Global Childhoods is an interdisciplinary, transnational, multi-sited research project based in the Asia-Pacific geopolitical region. This project was first initiated by Dr. I-Fang Lee and Prof. Nicola Yelland and funded by the Centre for Childhood Research and Innovation at the Hong Kong Institute of Education during September 2010- January 2012. The purpose of this research project is to explore and understand the experiences of childhoods in Asia. The participating Asian cultural locations are Hong Kong, Japan, Korea, Malaysia, Taiwan, and Thailand (in alphabetical order). In order not to over-simplify the multiplicities of global childhoods to a singular globalized childhood, we seek to reconceptualize children’s lived experiences in multiple lifeworlds including homes, schools and communities. Our overarching goal is to understand how children’s various experiences, both in and out of schools in their homes, communities and sociocultural networks may impact on their learning experiences in schools.
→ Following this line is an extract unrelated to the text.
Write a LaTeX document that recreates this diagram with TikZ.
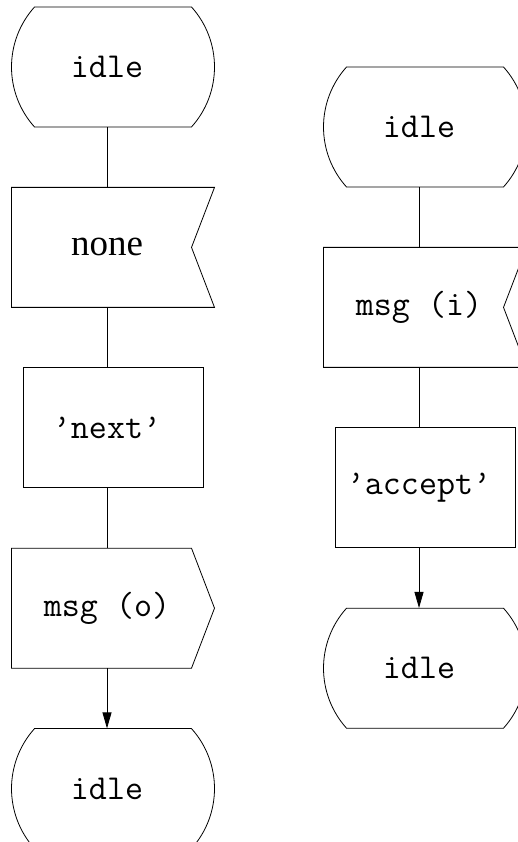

In the initial focus point of this research project, Prof. Yelland and Dr. Lee have chosen to ask: What does it mean to be literate in your culture? How do you become literate in your own language? In each of the six Asian cultures, we want to investigate children’s literacy learning and their lived experiences inside and outside of schools in their own cultural settings and contexts. In order to gain in-depth understanding of children’s lifeworlds, Prof. Yelland and Dr. Lee organized a research methodology workshop on ethnography at the Hong Kong Institute of Education, which was led by Associate Professor Sue Saltmarsh from the Australian Catholic University in February 2011. The collaborators from each of the six Asian geopolitical locations came together to explore ethnography as a research methodology collectively while forming a Global Childhood Collective in February 2011.
Since our first meeting in Hong Kong, the Global Childhood Collective has continued to work together as an international network of scholars. We have been meeting in multiple conferences to share and present our works on contemporary issues in childhood studies from our own cultural settings.